CUSTOMER STORIES

Velma

Velma increases its candidate pool by expanding outside the US with Remotely

Market
Enterprise
Sector
Productivity
Stage
Early stage

Velma is a seed-stage startup based in NYC that puts Product Ops on autopilot for software teams. The company's AI assistant integrates into the existing workflows to manage projects and send updates and alerts directly through the tools already in use, enabling companies to optimize for the long-term success of their business. 

Expanding their candidate pool in a remote world

“Before Remotely we had a huge problem with hiring… it took up all of my time. In today’s market, it’s extremely competitive and extremely difficult,” explains Velma’s Co-founder and CEO, Lisa Jiang. 

We wanted to increase our pool of candidates, and so, in a remote world, that means expanding outside of the US.

Finding a partner to build a global engineering team

Lisa and the team realized they needed a partner. Exploring the option of building a global team, they looked into setting up an entity but found that option to be very expensive. More importantly, they realized they didn’t have the right network to hire abroad independently: “that takes a lot of time to build, and we're not really well connected in other countries.” Lisa explains that while they have a strong network in the US, they didn’t know the competitive companies in other hiring markets, or where and how to find top talent. 

They narrowed down hiring markets to those with the closest time-zone overlap to preserve the close-knit nature of their team. With that in mind, “places like Romana and Europe were really out of the question.” 

Prior to trying Remotely, they worked with another company based out of Argentina: “we had a lot of issues with them. We actually tried one of their developers for a month, and I spent a lot of time getting them up to speed… but it just didn’t end up being the right fit.” 

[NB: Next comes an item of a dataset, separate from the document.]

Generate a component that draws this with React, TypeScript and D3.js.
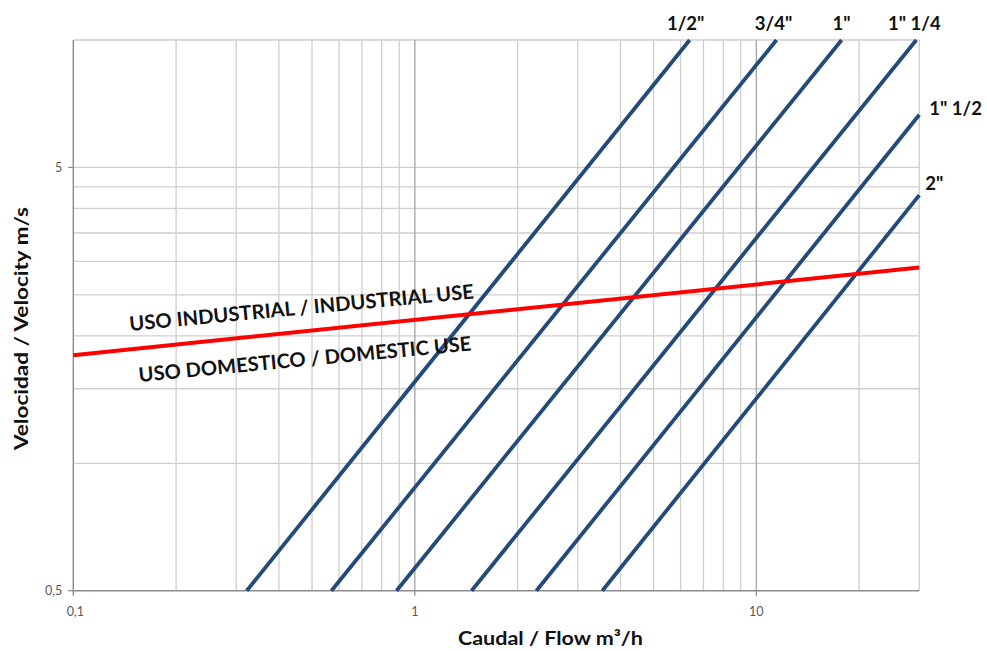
import React from 'react';
import * as d3 from 'd3';

// ---- Data ----
const pipeNames = ['1/2"', '3/4"', '1"', '1" 1/4', '1" 1/2', '2"'];
const pipeFlowStart = [0.322, 0.57, 0.884, 1.466, 2.27, 3.54];
const pipeVelStart = [0.5, 0.5, 0.5, 0.5, 0.5, 0.5];
const pipeFlowEnd = [6.38, 11.46, 17.77, 29.4, 30, 30];
const pipeVelEnd = [10, 10, 10, 10, 6.66, 4.3];

const limitFlow = [0.1, 30];
const limitVel = [1.8, 2.9];
const limitLabelUpper = 'USO INDUSTRIAL / INDUSTRIAL USE';
const limitLabelLower = 'USO DOMESTICO / DOMESTIC USE';

const xTickValues = [0.1, 1, 10];
const xTickLabels = ['0,1', '1', '10'];
const yTickValues = [0.5, 5];
const yTickLabels = ['0,5', '5'];
const xMinorGrid = [0.2, 0.3, 0.4, 0.5, 0.6, 0.7, 0.8, 0.9, 2, 3, 4, 5, 6, 7, 8, 9, 20, 30];
const xMajorGrid = [1, 10];
const yGrid = [1, 1.5, 2, 2.5, 3, 3.5, 4, 4.5, 5, 10];

const xTitle = 'Caudal  / Flow m³/h';
const yTitle = 'Velocidad / Velocity m/s';

// ---- Layout ----
const W = 987;
const H = 651;
const left = 73.3;
const right = 919.3;
const top = 40;
const bottom = 590.7;
const FONT = "Lato, 'Open Sans', 'DejaVu Sans', sans-serif";
const PIPE_COLOR = '#244a7a';

// label offsets relative to each pipe line's end point
const pipeLabelLayout = [
  { dx: -4, dy: -10, anchor: 'middle' },
  { dx: -3, dy: -10, anchor: 'middle' },
  { dx: 0, dy: -10, anchor: 'middle' },
  { dx: -2, dy: -10, anchor: 'middle' },
  { dx: 10, dy: 0, anchor: 'start' },
  { dx: 6, dy: -5, anchor: 'start' },
];

export default function App() {
  const x = d3.scaleLog().domain([0.1, 30]).range([left, right]);
  const y = d3.scaleLog().domain([0.5, 10]).range([bottom, top]);
  const line = d3
    .line<[number, number]>()
    .x((d) => x(d[0]))
    .y((d) => y(d[1]));

  const lx0 = x(limitFlow[0]);
  const ly0 = y(limitVel[0]);
  const lx1 = x(limitFlow[1]);
  const ly1 = y(limitVel[1]);
  const limitAt = (px: number) => ly0 + ((px - lx0) / (lx1 - lx0)) * (ly1 - ly0);
  const angle = -5.4;
  const upX = 130;
  const upY = limitAt(upX) - 18.4;
  const loX = 139.3;
  const loY = limitAt(loX) + 33.5;

  return (
    <svg
      width={W}
      height={H}
      style={{ position: 'absolute', left: 0, top: 0, background: '#fff' }}
      fontFamily={FONT}
    >
      <rect x={0} y={0} width={W} height={H} fill="#fff" />
      {/* grid */}
      {xMinorGrid.map((v) => (
        <line key={'xg' + v} x1={x(v)} x2={x(v)} y1={top} y2={bottom} stroke="#cfcfcf" strokeWidth={1.3} />
      ))}
      {yGrid.map((v) => (
        <line key={'yg' + v} x1={left} x2={right} y1={y(v)} y2={y(v)} stroke="#cfcfcf" strokeWidth={1.3} />
      ))}
      {xMajorGrid.map((v) => (
        <line key={'xm' + v} x1={x(v)} x2={x(v)} y1={top} y2={bottom} stroke="#a9a9a9" strokeWidth={1.4} />
      ))}
      {/* axes */}
      <line x1={left} x2={left} y1={top} y2={bottom} stroke="#8c8c8c" strokeWidth={1.4} />
      <line x1={left} x2={right} y1={bottom} y2={bottom} stroke="#8c8c8c" strokeWidth={1.4} />
      {yTickValues.map((v, i) => (
        <g key={'yt' + v}>
          <line x1={left - 5} x2={left} y1={y(v)} y2={y(v)} stroke="#8c8c8c" strokeWidth={1.3} />
          <text x={left - 11} y={y(v)} dy="0.35em" textAnchor="end" fontSize={12.5} fill="#595959">
            {yTickLabels[i]}
          </text>
        </g>
      ))}
      {xTickValues.map((v, i) => (
        <g key={'xt' + v}>
          <line x1={x(v)} x2={x(v)} y1={bottom} y2={bottom + 5} stroke="#8c8c8c" strokeWidth={1.3} />
          <text x={x(v) + (i === 0 ? 2 : 0)} y={bottom + 25} textAnchor="middle" fontSize={12.5} fill="#595959">
            {xTickLabels[i]}
          </text>
        </g>
      ))}
      {/* pipe lines */}
      {pipeNames.map((name, i) => {
        const pts: [number, number][] = [
          [pipeFlowStart[i], pipeVelStart[i]],
          [pipeFlowEnd[i], pipeVelEnd[i]],
        ];
        return (
          <path key={'p' + name} d={line(pts) || ''} fill="none" stroke={PIPE_COLOR} strokeWidth={3.8} />
        );
      })}
      {/* limit line */}
      <path
        d={line([[limitFlow[0], limitVel[0]], [limitFlow[1], limitVel[1]]]) || ''}
        fill="none"
        stroke="#ff0000"
        strokeWidth={4}
      />
      {/* pipe labels */}
      {pipeNames.map((name, i) => {
        const L = pipeLabelLayout[i];
        return (
          <text
            key={'pl' + name}
            x={x(pipeFlowEnd[i]) + L.dx}
            y={y(pipeVelEnd[i]) + L.dy}
            textAnchor={L.anchor as any}
            fontSize={18.5}
            fontWeight="bold"
            fill="#111"
          >
            {name}
          </text>
        );
      })}
      {/* limit labels */}
      <text
        x={upX}
        y={upY}
        transform={`rotate(${angle} ${upX} ${upY})`}
        fontSize={20}
        fontWeight="bold"
        fill="#111"
        textLength={346}
        lengthAdjust="spacingAndGlyphs"
      >
        {limitLabelUpper}
      </text>
      <text
        x={loX}
        y={loY}
        transform={`rotate(${angle} ${loX} ${loY})`}
        fontSize={20}
        fontWeight="bold"
        fill="#111"
        textLength={334}
        lengthAdjust="spacingAndGlyphs"
      >
        {limitLabelLower}
      </text>
      {/* axis titles */}
      <text
        x={458}
        y={645}
        fontSize={18.5}
        fontWeight="bold"
        fill="#111"
        textLength={185}
        lengthAdjust="spacingAndGlyphs"
      >
        {xTitle}
      </text>
      <text
        transform={`translate(28, 450) rotate(-90)`}
        fontSize={18.5}
        fontWeight="bold"
        fill="#111"
        textLength={243}
        lengthAdjust="spacingAndGlyphs"
      >
        {yTitle}
      </text>
    </svg>
  );
}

Shortly thereafter, Lisa found Remotely.

The benefit of Remotely’s motivation structure 

After her poor experience with another company, Lisa was a bit hesitant to move forward – but really liked Remotely’s motivation structure and considered it a huge advantage:

Remotely is set up so we have direct access to the pay, the equity, etc. The [developers] are working for us, but Remotely is setting up all the operations.

Remotely's operational support includes everything from abiding by employment laws and compliance to managing payroll and more. 

“The engineering manager we’re hiring right now, they’re most excited by the equity piece of it. We’re not filtering from people who want to join an agency, then want to work with us. We're just filtering and people who are the perfect match for our company. So that motivation structure for the employee is really important and getting the right talent. And then the selection process of matching the right people.” Lisa explains.

The partnership with Remotely has been going really well so far. It really does feel like a partnership. I think our incentives and motivations are aligned: finding the best long-term talent.

In addition to the basic structure, Lisa really likes the option of hiring on the talent directly in 5 years, or even beforehand if they wanted to pay a bit more. 

Women in tech, and equitable hiring processes

Lisa has been in software engineering for over a decade. Immediately prior to founding Velma, Lisa was leading the machine learning engineering team at ASAPP, and witnessed the company grow from 40 to 300 engineers. Lisa talks about being a female in tech and explains, “I don’t want to be treated differently because I’m female —'because we have a diversity percentage now you get this role.' Those are my personal concerns, and concerns of other females that have been hired into these positions.” She also mentions there’s a lot of concern over how women will be treated long-term. At a given company, "will people talk down to me just because I’m female and they think I know less?” Or how her gender might impact promotion cycles, “it’s not just to have females hired into entry-level positions, but being able to get promoted up.”

What she believes is important in attracting female talent? Build an equitable hiring process, and make sure it’s very unbiased from the beginning: “resumes, how we write the language… being conscientious of how you’re attracting talent that’s diverse, making sure it’s fair.” She also mentions ensuring that the interview environment is comfortable to both females and males, especially if there’s a different experience in terms of what people are open to.